There is a phrase, bandied about on a thread about gaming stories, and it's one I want you to keep in mind:

Better no game at all than a bad game.

Roleplaying is a co-operative thing, and it's important for the fun of all that you're on the same page. My friend didn't want to play a power fantasy Monty Hall game where you go into dungeons, kill monsters, and eventually become a living demi-god that breaks the fabric of reality and common sense nine times before breakfast. This, from the conversation I had, was exactly what this GM seemed to always want. And being clear about this, instead of faffing about, would have made it clear, earlier on, that this isn't the GM for that.
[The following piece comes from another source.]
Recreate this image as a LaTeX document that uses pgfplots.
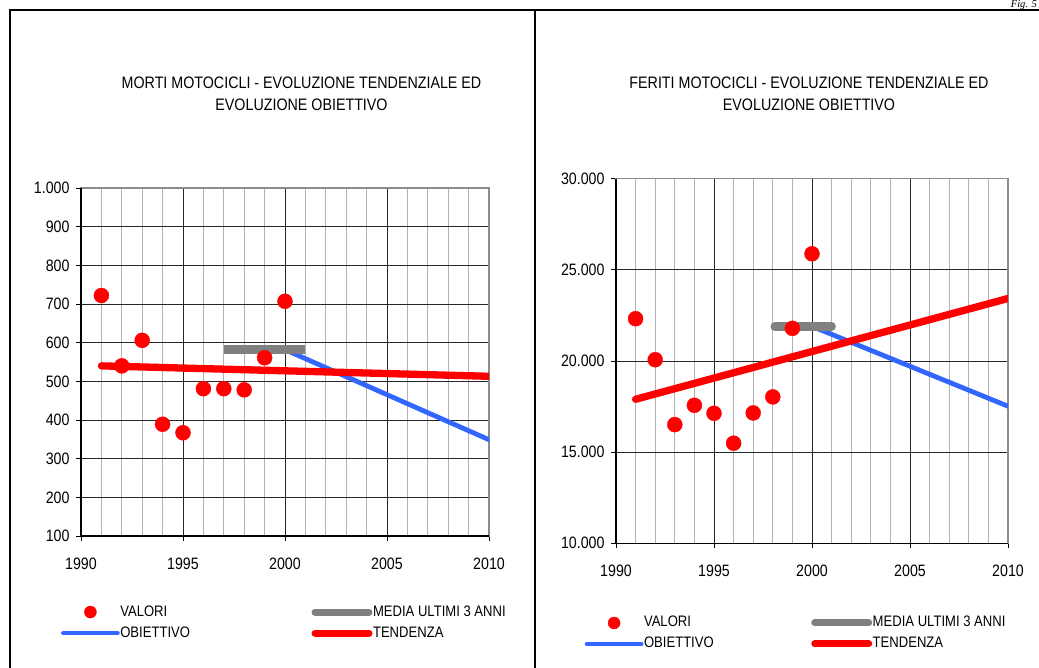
\documentclass[border=0pt]{standalone}
\usepackage{fontspec}
\setmainfont{Liberation Sans}[FakeStretch=0.86]
\newfontfamily\figfont{Liberation Serif}
\usepackage{pgfplots}
\pgfplotsset{compat=1.18}
\definecolor{objblue}{RGB}{51,102,255}
\definecolor{mediagray}{RGB}{128,128,128}
\definecolor{valred}{RGB}{255,0,0}

\pgfplotsset{
  mystyle/.style={
    scale only axis,
    xmin=1990, xmax=2010,
    xtick={1990,1995,2000,2005,2010},
    minor xtick={1991,1992,1993,1994,1996,1997,1998,1999,2001,2002,2003,2004,2006,2007,2008,2009},
    grid=both,
    major grid style={black!85, line width=0.8pt},
    minor grid style={black!30, line width=0.8pt},
    axis line style={black!45, line width=1.2pt},
    tick align=outside,
    major tick length=5pt, minor tick length=0pt,
    tick style={black, line width=0.8pt},
    xtick pos=left, ytick pos=left,
    /pgf/number format/assume math mode=true,
    tick label style={font=\fontsize{16.5}{19}\selectfont},
    x tick label style={/pgf/number format/1000 sep={}, yshift=-13pt},
    y tick label style={/pgf/number format/1000 sep={.}, xshift=-3pt},
    legend columns=2,
    legend cell align=left,
    legend image code/.code={\draw[mark repeat=2,mark phase=2,##1] plot coordinates {(0pt,0pt) (27pt,0pt) (54pt,0pt)};},
    after end axis/.code={\draw[black,line width=1.2pt] (rel axis cs:0,1) -- (rel axis cs:0,0) -- (rel axis cs:1,0);},
  },
  valori/.style={only marks, mark=*, mark options={fill=valred, draw=valred}, mark size=7.5pt},
  valorileg/.style={only marks, mark=*, mark options={fill=valred, draw=valred}, mark size=6pt},
  obiettivo/.style={no marks, objblue, line width=4.8pt, line cap=round},
  tendenza/.style={no marks, valred, line width=7.3pt, line cap=round},
  media/.style={no marks, mediagray, line width=8.5pt},
}

\begin{document}
\begin{tikzpicture}[x=1pt,y=1pt]
\useasboundingbox (0,0) rectangle (1039,668);

% frame
\draw[line width=2pt] (9,657.7) -- (1045,657.7);
\draw[line width=2pt] (10,658.7) -- (10,-5);
\draw[line width=2pt] (535,658.7) -- (535,-5);
\node[anchor=base east, inner sep=0pt, font=\figfont\itshape\fontsize{10.5}{10.5}\selectfont] at (1037,660.5) {Fig. 5};

% titles
\node[align=center, font=\fontsize{16.6}{22}\selectfont, inner sep=0pt] at (301.5,574.5) {MORTI MOTOCICLI - EVOLUZIONE TENDENZIALE ED\\EVOLUZIONE OBIETTIVO};
\node[align=center, font=\fontsize{16.6}{22}\selectfont, inner sep=0pt] at (809,574.5) {FERITI MOTOCICLI - EVOLUZIONE TENDENZIALE ED\\EVOLUZIONE OBIETTIVO};

% left chart
\begin{axis}[mystyle,
  at={(81pt,132pt)}, anchor=south west,
  width=408pt, height=348pt,
  ymin=100, ymax=1000, ytick={100,200,...,1000},
  legend style={draw=none, fill=none, inner sep=0pt, outer sep=0pt,
    font=\fontsize{15.2}{18}\selectfont,
    nodes={inner sep=0.5pt, text height=11pt, text depth=3pt},
    row sep=6pt,
    at={(-0.049,-0.197)}, anchor=north west,
    /tikz/every even column/.append style={column sep=121pt}},
]
\addlegendimage{valorileg}
\addlegendentry{VALORI}
\addlegendimage{mediagray, line width=7pt, line cap=round}
\addlegendentry{MEDIA ULTIMI 3 ANNI}
\addlegendimage{objblue, line width=4.8pt, line cap=round}
\addlegendentry{OBIETTIVO}
\addlegendimage{valred, line width=7pt, line cap=round}
\addlegendentry{TENDENZA}

\addplot[obiettivo, forget plot] coordinates {(2000,582) (2010,349)};
\addplot[valori, forget plot] coordinates {
(1991,722) (1992,540) (1993,606) (1994,389) (1995,367)
(1996,481) (1997,481) (1998,478) (1999,561) (2000,707)};
\addplot[tendenza, forget plot] coordinates {(1991,540) (2010,513)};
\addplot[media, line cap=butt, forget plot] coordinates {(1997,582) (2001,582)};
\end{axis}

% right chart
\begin{axis}[mystyle,
  at={(616pt,124.7pt)}, anchor=south west,
  width=392pt, height=364.6pt,
  ymin=10000, ymax=30000, ytick={10000,15000,20000,25000,30000},
  scaled y ticks=false,
  legend style={draw=none, fill=none, inner sep=0pt, outer sep=0pt,
    font=\fontsize{15.2}{18}\selectfont,
    nodes={inner sep=0.5pt, text height=11pt, text depth=3pt},
    row sep=6pt,
    at={(-0.0798,-0.198)}, anchor=north west,
    /tikz/every even column/.append style={column sep=97pt}},
]
\addlegendimage{valorileg}
\addlegendentry{VALORI}
\addlegendimage{mediagray, line width=7pt, line cap=round}
\addlegendentry{MEDIA ULTIMI 3 ANNI}
\addlegendimage{objblue, line width=4.8pt, line cap=round}
\addlegendentry{OBIETTIVO}
\addlegendimage{valred, line width=7pt, line cap=round}
\addlegendentry{TENDENZA}

\addplot[obiettivo, forget plot] coordinates {(2000,21900) (2010,17520)};
\addplot[valori, forget plot] coordinates {
(1991,22320) (1992,20070) (1993,16510) (1994,17570) (1995,17130)
(1996,15490) (1997,17150) (1998,18030) (1999,21790) (2000,25880)};
\addplot[tendenza, forget plot] coordinates {(1991,17900) (2010,23430)};
\addplot[media, line cap=round, forget plot] coordinates {(1998.1,21900) (2001,21900)};
\end{axis}
\end{tikzpicture}
\end{document}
D20 isn't fun if you aren't down for a certain kind of game. Paranoia seems needlessly hurtful and competitive if you aren't down for what's meant to be a light-hearted, backstabby game (The kind where you playfully cry "You git! I pull out my gun and waste 'em!" ... And then get blown up by your friend, Mister Computer, for not being a Good Citizen (TM) ...) Monsterhearts seems "too real" unless you set boundaries on what subjects are going to come up in your Twilight inspired high-school, and Shadowrun can be decidedly unfair if you aren't all agreeing that the story is a higher priority than Bigger and Better Guns.

Talk to your friends, if you want to roleplay. Explore the possibilities. Think about what kind of fun or exploration you want to have together. And while you may end up saying "Yeah, perhaps it's best if we don't"... More often, you'll find yourself exploring other viewpoints, other worlds... And having a whale of a time doing it.